The Court noted that the issue of whether a settlement agreement changes a joint tenancy with right of survivorship into a tenancy in common turns on the construction of the language in the settlement agreement. The Court compared two different scenarios. First, where parties declare they will sell a piece of property at some future date and divide the proceeds, the Court said is not even a roundabout way of saying they will also become tenants in common at once. The language is perfectly consistent with a desire to leave the estate untouched until a sale should be completed. Second, where a settlement agreement demonstrates an intent to terminate all property rights between the parties immediately with the signing of the agreement, the Court said then it would be appropriate to convert, consistent with the parties’ intentions, the joint tenancy with right of survivorship to a tenancy in common at once.

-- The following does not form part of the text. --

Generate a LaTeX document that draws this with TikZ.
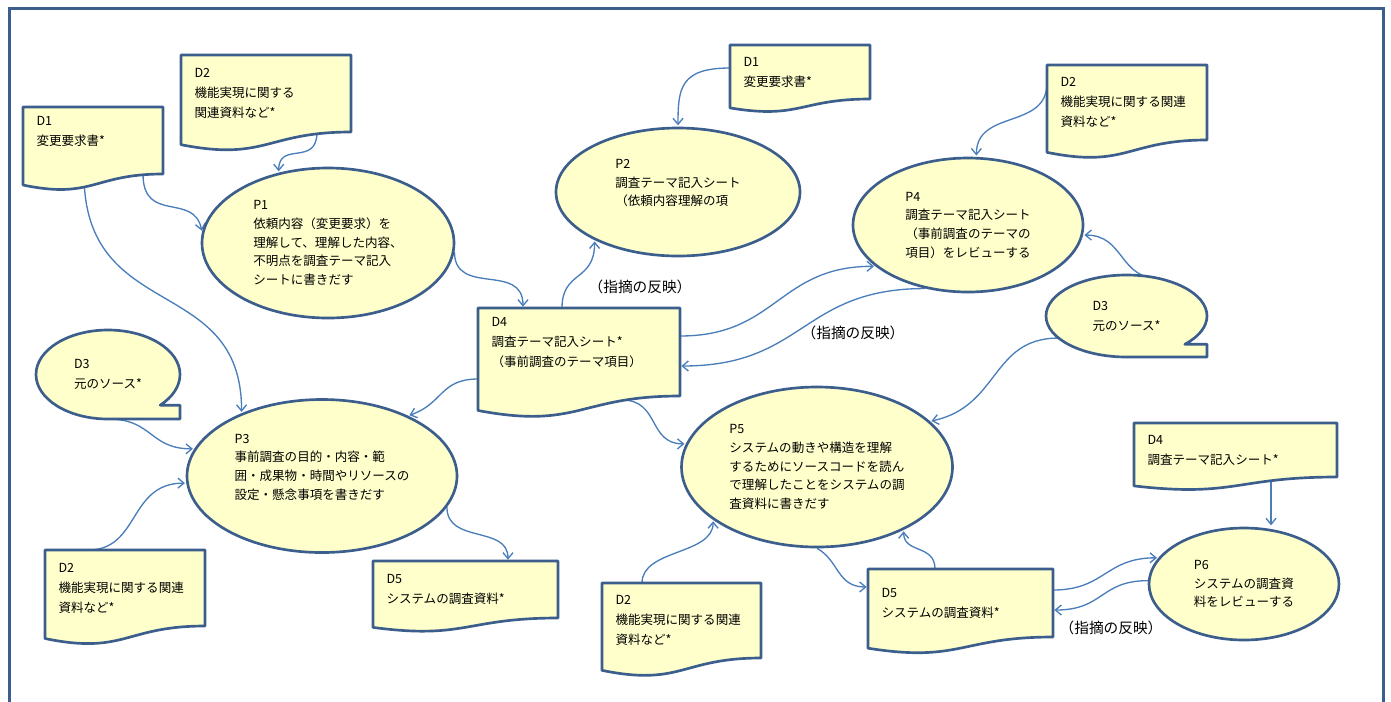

The language in the agreement between Bloch and Farrow was much more consistent with the first scenario. Bloch and Farrow, who were represented by counsel, agreed to sell their property at some point in the future. Their agreement did not state an intent to dispose of all property rights upon execution of the agreement, and they did not execute deeds to reflect a change in their ownership. Therefore, the Court held that it was clearly erroneous for the trial court to convert Farrow’s interest into a tenancy in common. Title to both properties vested solely in Farrow upon Bloch’s death, and the estate had no interest in the properties. Accordingly, the Court affirmed the trial court’s decision to remove the house from the estate, and reversed the trial court’s decision to convert the restaurant property to a tenancy in common. Affirmed in part and reversed and remanded in part.